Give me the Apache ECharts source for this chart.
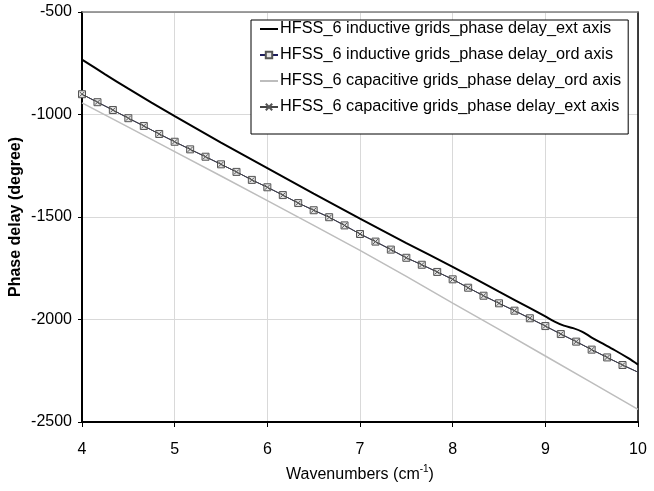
<!DOCTYPE html>
<html>
<head>
<meta charset="utf-8">
<title>Phase delay</title>
<script src="https://cdn.jsdelivr.net/npm/echarts@6/dist/echarts.min.js"></script>
<style>
    html, body { margin: 0; padding: 0; background: #fff; }
    #chart { width: 654px; height: 491px; }
</style>
</head>
<body>
<div id="chart"></div>
<script>
/* ===================== data ===================== */
// inductive grids, ext axis (black solid line)
var indExtX = [4, 4.25, 4.5, 4.75, 5, 5.5, 6, 6.5, 7, 7.5, 8, 8.5, 8.84, 9, 9.1, 9.2, 9.3, 9.4, 9.5, 9.6, 9.75, 9.9, 10];
var indExtY = [-732, -804, -874, -942, -1008, -1137, -1262, -1386, -1508, -1627, -1743, -1864, -1946, -1985, -2010, -2030, -2042, -2060, -2088, -2113, -2150, -2190, -2220];

// inductive grids, ord axis (square markers)
var indOrdX = [4, 4.167, 4.333, 4.5, 4.667, 4.833, 5, 5.167, 5.333, 5.5, 5.667, 5.833,
    6, 6.167, 6.333, 6.5, 6.667, 6.833, 7, 7.167, 7.333, 7.5, 7.667, 7.833,
    8, 8.167, 8.333, 8.5, 8.667, 8.833, 9, 9.167, 9.333, 9.5, 9.667, 9.833, 10];
var indOrdY = [-901, -940, -978, -1018, -1056, -1095, -1133, -1170, -1206, -1243, -1280, -1319,
    -1355, -1393, -1432, -1467, -1501, -1541, -1583, -1620, -1659, -1699, -1733, -1768,
    -1804, -1845, -1884, -1921, -1957, -1994, -2032, -2071, -2108, -2147, -2185, -2222, -2257];

// capacitive grids, ord axis (light grey line)
var capOrdX = [4, 4.5, 5, 5.5, 6, 6.5, 7, 7.5, 8, 8.5, 9, 9.5, 10];
var capOrdY = [-943, -1062, -1181, -1300, -1420, -1541, -1663, -1790, -1920, -2048, -2178, -2308, -2438];

// capacitive grids, ext axis (x markers, lies on the ord-axis inductive curve)
var capExtX = [4, 4.167, 4.333, 4.5, 4.667, 4.833, 5, 5.167, 5.333, 5.5, 5.667, 5.833,
    6, 6.167, 6.333, 6.5, 6.667, 6.833, 7, 7.167, 7.333, 7.5, 7.667, 7.833,
    8, 8.167, 8.333, 8.5, 8.667, 8.833, 9, 9.167, 9.333, 9.5, 9.667, 9.833, 10];
var capExtY = [-901, -940, -978, -1018, -1056, -1095, -1133, -1170, -1206, -1243, -1280, -1319,
    -1355, -1393, -1432, -1467, -1501, -1541, -1583, -1620, -1659, -1699, -1733, -1768,
    -1804, -1845, -1884, -1921, -1957, -1994, -2032, -2071, -2108, -2147, -2185, -2222, -2257];

var seriesNames = [
    'HFSS_6 inductive grids_phase delay_ext axis',
    'HFSS_6 inductive grids_phase delay_ord axis',
    'HFSS_6 capacitive grids_phase delay_ord axis',
    'HFSS_6 capacitive grids_phase delay_ext axis'
];
var xTicks = { min: 4, max: 10, step: 1 };
var yTicks = { min: -2500, max: -500, step: 500 };
/* ===================== end ===================== */


/* ===================== helpers ===================== */
var FONT = '"Liberation Sans", Arial, sans-serif';

// pair x / y arrays, last point of marker series drawn without a symbol
function pairs(xs, ys, hideLast) {
    var out = [];
    for (var i = 0; i < xs.length; i++) {
        if (hideLast && i === xs.length - 1) {
            out.push({ value: [xs[i], ys[i]], symbol: 'none' });
        } else {
            out.push([xs[i], ys[i]]);
        }
    }
    return out;
}
/* ===================== end ===================== */


/* ===================== chart ===================== */
var chart = echarts.init(document.getElementById('chart'), null, { renderer: 'canvas' });

var option = {
    animation: false,
    backgroundColor: '#fff',
    textStyle: { fontFamily: FONT, color: '#000' },

    grid: { left: 82, right: 16, top: 12, bottom: 69, containLabel: false, outerBoundsMode: 'none' },

    legend: {
        orient: 'vertical',
        left: 251,
        top: 20,
        padding: [1, 7, 19, 8],
        itemGap: 10,
        itemWidth: 18,
        itemHeight: 8,
        backgroundColor: '#fff',
        borderColor: '#000',
        borderWidth: 1,
        textStyle: { fontFamily: FONT, fontSize: 16.3, color: '#000', padding: [0, 0, 0, -3] },
        data: [
            // line-only series: hide the legend symbol, keep the stroke
            { name: seriesNames[0], itemStyle: { opacity: 0 } },
            { name: seriesNames[1] },
            { name: seriesNames[2], itemStyle: { opacity: 0 } },
            { name: seriesNames[3] }
        ]
    },

    xAxis: [{
        type: 'value',
        min: xTicks.min,
        max: xTicks.max,
        interval: xTicks.step,
        name: '{n|Wavenumbers (cm}{sup|-1}{n|)}',
        nameLocation: 'middle',
        nameGap: 42,
        nameMoveOverlap: false,
        nameTextStyle: {
            fontFamily: FONT, fontSize: 16, color: '#000',
            rich: {
                n: { fontFamily: FONT, fontSize: 16, color: '#000', lineHeight: 22 },
                sup: { fontFamily: FONT, fontSize: 10, color: '#000', lineHeight: 12, verticalAlign: 'top' }
            }
        },
        axisLine: { lineStyle: { color: '#000', width: 2 } },
        axisTick: { show: true, length: 5, lineStyle: { color: '#000' } },
        axisLabel: { fontFamily: FONT, fontSize: 16, color: '#000', margin: 20 },
        splitLine: { show: true, lineStyle: { color: '#d9d9d9', width: 1 } }
    }, {
        // top frame
        type: 'value',
        position: 'top',
        min: xTicks.min,
        max: xTicks.max,
        axisLine: { show: true, lineStyle: { color: '#808080', width: 1.5 } },
        axisTick: { show: false },
        axisLabel: { show: false },
        splitLine: { show: false }
    }],

    yAxis: [{
        type: 'value',
        min: yTicks.min,
        max: yTicks.max,
        interval: yTicks.step,
        name: 'Phase delay (degree)',
        nameLocation: 'middle',
        nameGap: 58,
        nameMoveOverlap: false,
        nameTextStyle: { fontFamily: FONT, fontSize: 16, fontWeight: 'bold', color: '#000' },
        axisLine: { show: true, lineStyle: { color: '#000', width: 2 } },
        axisTick: { show: true, length: 4, lineStyle: { color: '#000' } },
        axisLabel: {
            fontFamily: FONT, fontSize: 16, color: '#000', margin: 10,
            formatter: function (v) { return String(v); }
        },
        splitLine: { show: true, lineStyle: { color: '#d9d9d9', width: 1 } }
    }, {
        // right frame
        type: 'value',
        position: 'right',
        min: yTicks.min,
        max: yTicks.max,
        axisLine: { show: true, lineStyle: { color: '#000', width: 1.5 } },
        axisTick: { show: false },
        axisLabel: { show: false },
        splitLine: { show: false }
    }],

    series: [{
        name: seriesNames[0],
        type: 'line',
        data: pairs(indExtX, indExtY, false),
        symbol: 'none',
        smooth: 0.3,
        lineStyle: { color: '#000', width: 2 },
        itemStyle: { color: '#000' },
        z: 3
    }, {
        name: seriesNames[1],
        type: 'line',
        data: pairs(indOrdX, indOrdY, true),
        symbol: 'rect',
        symbolSize: 7,
        showAllSymbol: true,
        lineStyle: { color: '#1c1c5c', width: 1 },
        itemStyle: { color: '#e4e4e4', borderColor: '#555', borderWidth: 1 },
        z: 4
    }, {
        name: seriesNames[2],
        type: 'line',
        data: pairs(capOrdX, capOrdY, false),
        symbol: 'none',
        lineStyle: { color: '#bdbdbd', width: 1.5 },
        itemStyle: { color: '#bdbdbd' },
        z: 2
    }, {
        name: seriesNames[3],
        type: 'line',
        data: pairs(capExtX, capExtY, true),
        symbol: 'path://M0,0L10,10M10,0L0,10',
        symbolSize: 5,
        showAllSymbol: true,
        lineStyle: { color: '#444', width: 1 },
        itemStyle: { color: 'none', borderColor: '#555', borderWidth: 1 },
        z: 5
    }]
};

chart.setOption(option);
/* ===================== end ===================== */
</script>
</body>
</html>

» What to produce
Extract the lines exactly, please: the first line of the listing, the line with "-2178, -2308, -2438];", and every line between them, but no pictures.

» Result of the exercise
Give me the Apache ECharts source for this chart.
<!DOCTYPE html>
<html>
<head>
<meta charset="utf-8">
<title>Phase delay</title>
<script src="https://cdn.jsdelivr.net/npm/echarts@6/dist/echarts.min.js"></script>
<style>
    html, body { margin: 0; padding: 0; background: #fff; }
    #chart { width: 654px; height: 491px; }
</style>
</head>
<body>
<div id="chart"></div>
<script>
/* ===================== data ===================== */
// inductive grids, ext axis (black solid line)
var indExtX = [4, 4.25, 4.5, 4.75, 5, 5.5, 6, 6.5, 7, 7.5, 8, 8.5, 8.84, 9, 9.1, 9.2, 9.3, 9.4, 9.5, 9.6, 9.75, 9.9, 10];
var indExtY = [-732, -804, -874, -942, -1008, -1137, -1262, -1386, -1508, -1627, -1743, -1864, -1946, -1985, -2010, -2030, -2042, -2060, -2088, -2113, -2150, -2190, -2220];

// inductive grids, ord axis (square markers)
var indOrdX = [4, 4.167, 4.333, 4.5, 4.667, 4.833, 5, 5.167, 5.333, 5.5, 5.667, 5.833,
    6, 6.167, 6.333, 6.5, 6.667, 6.833, 7, 7.167, 7.333, 7.5, 7.667, 7.833,
    8, 8.167, 8.333, 8.5, 8.667, 8.833, 9, 9.167, 9.333, 9.5, 9.667, 9.833, 10];
var indOrdY = [-901, -940, -978, -1018, -1056, -1095, -1133, -1170, -1206, -1243, -1280, -1319,
    -1355, -1393, -1432, -1467, -1501, -1541, -1583, -1620, -1659, -1699, -1733, -1768,
    -1804, -1845, -1884, -1921, -1957, -1994, -2032, -2071, -2108, -2147, -2185, -2222, -2257];

// capacitive grids, ord axis (light grey line)
var capOrdX = [4, 4.5, 5, 5.5, 6, 6.5, 7, 7.5, 8, 8.5, 9, 9.5, 10];
var capOrdY = [-943, -1062, -1181, -1300, -1420, -1541, -1663, -1790, -1920, -2048, -2178, -2308, -2438];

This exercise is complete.